As delicate as things were in the real world, one might expect the controversy to have splintered the locker room across racial lines. But people—his teammates included—looked at Bradley differently than the average white player. No team outsider identified with and befriended the black players more than Cal Ramsey, but he also vouched wholeheartedly for Bradley, having worked with him in community service programs. He knew Bradley would show up whenever anyone asked him to spend time with at-risk kids, or to speak at a rally for their sports teams.
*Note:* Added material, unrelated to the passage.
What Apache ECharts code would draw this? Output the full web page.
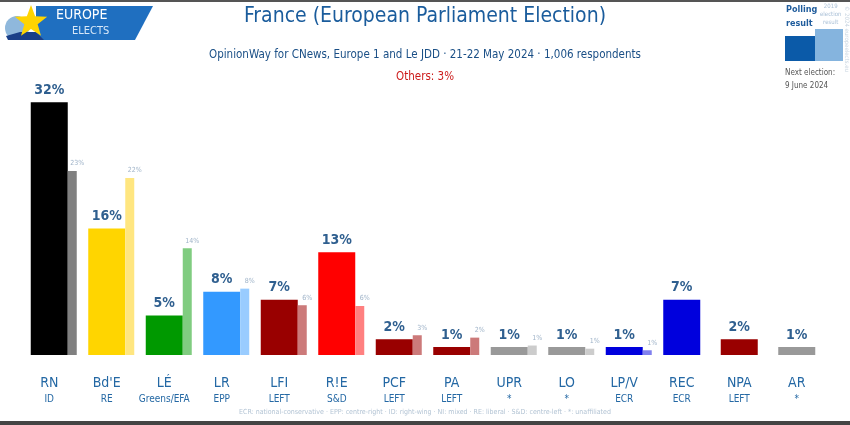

“One time there was a game in Philadelphia the night before and they got back about three o’clock in the morning,” Ramsey said. “I remember it vividly: the weather was bad, a big rainstorm that lasted into the next day. The rally was at eight
A.M.
at the school. I’m walking down the street on my way, thinking there is no way he’s coming, figuring out what I’m going to say at the rally.” Ramsey turned a corner and there was Bradley, tucked under an umbrella, wearing his tattered fatigues jacket. “How could anyone make a racial issue out of the thing with Cazzie when you had a guy like that?” Ramsey said.